Die Regierungsparteien PSUV (Partido Socialista Unido de Venezuela) und die kommunistische Partei erzielten laut amtlichem Endergebnis zusammen 49 Prozent der gültigen Stimmen, der oppositionelle demokratische Zusammenschluss MUD (Mesa de la Unidad Democrática) und die PPT (Patria para Todos) 51 Prozent. Unabhängige Beobachter vermuten, dass der tatsächliche Stimmenanteil der Oppo­sition noch höher lag.

Im Wahlkampf nutzten die Regierungsparteien die zur Verfügung stehenden staatlichen Mittel. Eine Woche vor den Wahlen kamen öffentliche Fernseh- und verschiedene Radiosender für Wahlpropaganda zum Einsatz. Ein Wahlkampffinanzierungsgesetz gibt es in Venezuela nicht. Das Wahlregister wurde unter Verschluss gehalten.

Die oppositionellen Parteien errangen einen wichtigen, wenn auch knappen Wahlsieg, nachdem sie in den letzten fünf Jahren auf Grund ihrer Nichtteilnahme an den Parlamentswahlen von 2005 nicht mehr in der Nationalversammlung vertreten waren. Sie hatten die Wahlen boykottiert, weil faire Bedingungen nicht gewährleistet waren.

Die Stimmenmehrheit der Oppositionsparteien schlägt sich nun allerdings nicht in der Mehrheit der Mandate nieder. Wegen neu zugeschnittener Wahlkreise wird sie nur 67 von 165 Parlamentariern stellen, während den Regierungsparteien98 Sitze zugesprochen wurden.

Die Diskrepanz zwischen den Wählerstimmen und der Aufteilung der Parlamentssitze zeigt deutlich, dass das Wahl­system gelenkt ist. Hätten die alten Wahlkreisgrenzen noch gegolten, hätte die ­Oppo­sition nach Expertenberechnung 83 Sitze und die Regierung 82 Sitze bekommen.

Die venezolanische Verfassung von 1999 garantiert in ihrem Artikel 63 die proportionale Repräsentation. Dennoch änderte die Regierung im Vorfeld der Wahlen in Zusammenarbeit mit der Nationalver­sammlung, dem Wahlgericht und den Jus­tizorganen die Spielregeln. Es entstanden viele sichere Wahlkreise für die Regierungsparteien, wobei ländliche und dünn besiedelte Gegenden nun im Parlament stark überrepräsentiert sind.

Die Zweidrittelmehrheit im Parlament hat die Regierung indessen verfehlt. Sie wird sich also bei der Ernennung von Richtern des Obersten Gerichtshofes, des Generalstaatsanwalts oder des Präsidenten des Rechnungshofes sowie bei wichtigen Gesetzen mit der Opposition einigen müssen.

Das neue Parlament wird am 5. Januar konstituiert.

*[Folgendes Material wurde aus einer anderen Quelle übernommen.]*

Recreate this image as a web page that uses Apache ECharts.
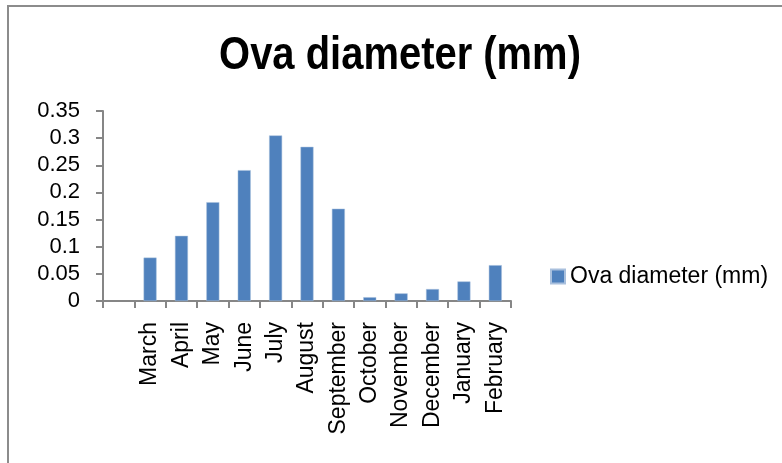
<html>
    <head>
        <title>Ova diameter</title>
        <meta charset="utf-8">
        <script src="https://cdn.jsdelivr.net/npm/echarts@6/dist/echarts.min.js"></script>
        <style>
            body { margin: 0; background: #fff; }
            #chart { width: 782px; height: 463px; }
        </style>
    </head>
    <body>
        <div id="chart"></div>
        <script type="text/javascript">
            // first category is left empty, like in the original sheet
            var months = ['', 'March', 'April', 'May', 'June', 'July', 'August', 'September',
                          'October', 'November', 'December', 'January', 'February'];
            var ovaDiameter = [null, 0.08, 0.12, 0.182, 0.241, 0.305, 0.284, 0.17,
                               0.007, 0.014, 0.022, 0.036, 0.066];
            var yTicks = [0, 0.05, 0.1, 0.15, 0.2, 0.25, 0.3, 0.35];
            var chartTitle = 'Ova diameter (mm)';

            var chart = echarts.init(document.getElementById('chart'));
            chart.setOption({
                animation: false,
                textStyle: { fontFamily: 'Liberation Sans' },
                graphic: [{
                    type: 'rect',
                    shape: { x: 8, y: 6, width: 800, height: 480 },
                    style: { fill: 'none', stroke: '#8c8c8c', lineWidth: 2 }
                }, {
                    // narrow bold title: squeeze Liberation Sans Bold horizontally
                    type: 'text',
                    x: 400,
                    y: 56,
                    scaleX: 0.85,
                    style: {
                        text: chartTitle,
                        fontFamily: 'Liberation Sans',
                        fontWeight: 'bold',
                        fontSize: 47,
                        fill: '#000',
                        align: 'center',
                        verticalAlign: 'middle'
                    }
                }],
                legend: {
                    left: 550,
                    top: 265,
                    padding: 0,
                    icon: 'rect',
                    itemWidth: 14,
                    itemHeight: 14,
                    textStyle: { fontSize: 23, color: '#000' }
                },
                grid: { left: 103, right: 271, top: 111, bottom: 162, containLabel: false },
                xAxis: {
                    type: 'category',
                    data: months,
                    axisLine: { lineStyle: { color: '#868686', width: 2 } },
                    axisTick: { show: true, length: 7, lineStyle: { color: '#868686', width: 2 } },
                    axisLabel: { rotate: 90, fontSize: 23, color: '#000', margin: 21, interval: 0 }
                },
                yAxis: {
                    type: 'value',
                    min: yTicks[0],
                    max: yTicks[yTicks.length - 1],
                    interval: 0.05,
                    splitLine: { show: false },
                    axisLine: { show: true, lineStyle: { color: '#868686', width: 2 } },
                    axisTick: { show: true, length: 7, lineStyle: { color: '#868686', width: 2 } },
                    axisLabel: {
                        fontSize: 22, color: '#000', margin: 23,
                        formatter: function (v) { return String(Math.round(v * 100) / 100); }
                    }
                },
                series: [{
                    name: chartTitle,
                    type: 'bar',
                    data: ovaDiameter,
                    barWidth: 13,
                    itemStyle: { color: '#4f81bd', borderColor: '#a9c0dd', borderWidth: 0.5 }
                }]
            });
        </script>
    </body>
</html>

Bis dahin wird die Nationalversammlung in ihrer alten Zusammensetzung tagen; so lange hat die Regierung die Möglichkeit, ihre sozialistische „bolivarische Revolution des 21. Jahrhunderts“ weiter voranzutreiben.

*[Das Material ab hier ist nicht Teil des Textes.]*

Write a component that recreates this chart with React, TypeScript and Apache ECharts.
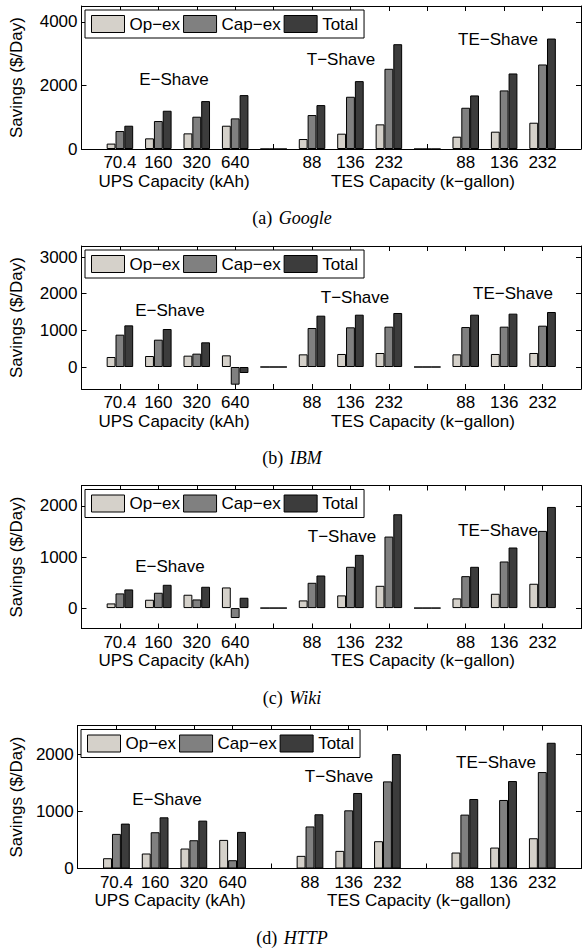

Der venezolanische Staatspräsident Hugo Chávez kommentierte vor den Wahlen, er werde seine Revolution ab dem 27. September beschleunigen. So hat er die Möglichkeit, von der Nationalversammlung ein Ermächtigungsgesetz zu erhalten oder bereits konzipierte administrative Parallelstrukturen durchzudrücken, welche die venezolanische Verfassung vollends zu einem wertlosen Papier machen würden. Mittels neu ins Leben gerufener Institutionen wird Chávez versuchen, mögliche parlamentarische Hindernisse in Zukunft zu umgehen.

Venezuela ist ein sozial tief gespaltenes Land. Chávez geriert sich geschickt als Held der Armen, was seiner Koalition nach wie vor erhebliche Stimmanteile sichert, wenngleich mit sinkender Tendenz. Die Opposition hat sich bisher schwer damit getan, durch eigene sozialpolitische Initiativen Brücken zur unteren Hälfte der Bevölkerung zu bauen. Sie argumentiert verfassungsrechtlich richtig, was jedoch nicht genügt. Ihre Wahlsiege in den bevölkerungsreichen Teilstaaten, in denen sie die Gouverneure stellt, zeigten deutlich, dass nur konstruktive Antworten auf die brennenden sozialen Fragen Mehrheiten schaffen und dem Präsidenten mit seinen autoritären Tendenzen Einhalt gebieten können.